TENACITY IN PURSUIT OF ANSWERS & UNDERSTANDING
Problem: This is the first I’ve heard of this, that a parent dislikes my tendency to pursue an issue or topic to completion, my tendency to continuously clarify until an understanding is reached. The question posed here was, “Why not wait until tomorrow? Sometimes keeping at it can make things worse.”
Thoughts: While I use the word “dislikes” in the first sentence above, the more accurate meaning is, “is uncomfortable with”. This was a reminder to me that many people are quite uncomfortable with discomfort, with ideas that they’re not familiar with, with ideas that sound like they might run counter to prevailing thought/wisdom. I also saw that it was less important to my family that a problem be resolved, and more important that they be (mentally) comfortable; at consonance. I see that any further initiatives to help my family will be very incremental, where I’ll likely need to have them experience the benefits of a new thing first. I’m getting the sense that in some cases it won’t be worth the investment of time it takes to pursue an issue; and for those issues that require resolution, I’ll have to do something more ingenious, or at least more palatable. I don’t plan to change my inclination towards clarity and understanding; instead, I’ll exercise more restraint in when I choose to pursue ideas. I’m getting the sense that there are a few lessons here around why I might want to start developing skill in persuasion.
“沒辦法” TYPES OF SITUATIONS
This item doesn’t have to do with me directly, but a situation was being discussed involving fathers with anger issues were negatively affecting their family and how said behavior was outrageous/unreasonable (“不象話”), and despite how “不象話” it was, it was a “沒辦法” situation—translated, “nothing to be done” / “one can’t do anything about it.”And I wondered if maybe, there are actually few true “沒辦法” situations—just people who don’t know what to do with their problems.

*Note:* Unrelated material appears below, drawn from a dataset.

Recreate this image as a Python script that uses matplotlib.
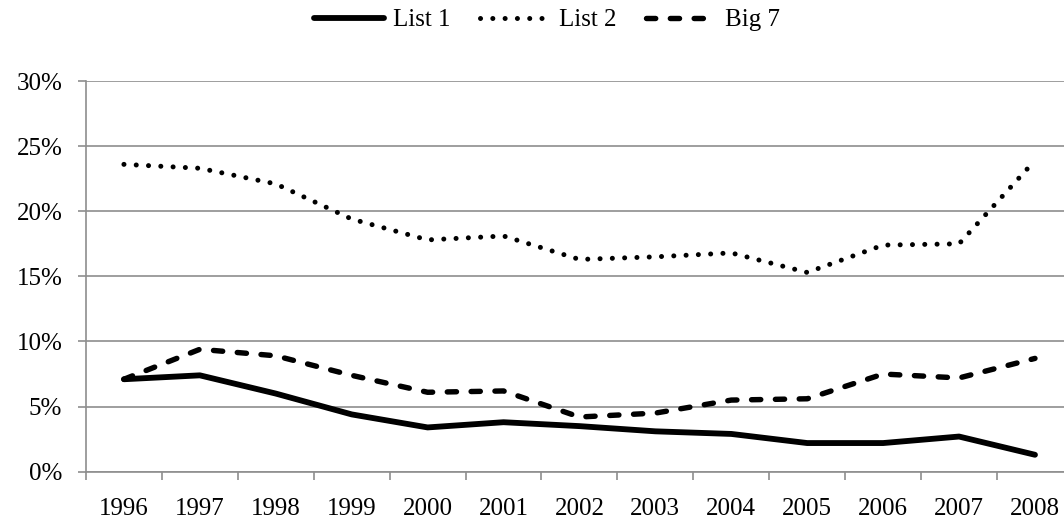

As much as I learn about myself and human behavior from my family, I’m again reminded that it may not be the most optimal or supportive environment for pursuing my current endeavors. It’s still a great environment to practice crucial conversations and improving my tone/attitude, and I believe that I’ve been taught some important ideas about responsibility and family, but the difficulty remains in separating true wisdom from untested beliefs—perhaps something that I’ll only learn with experience.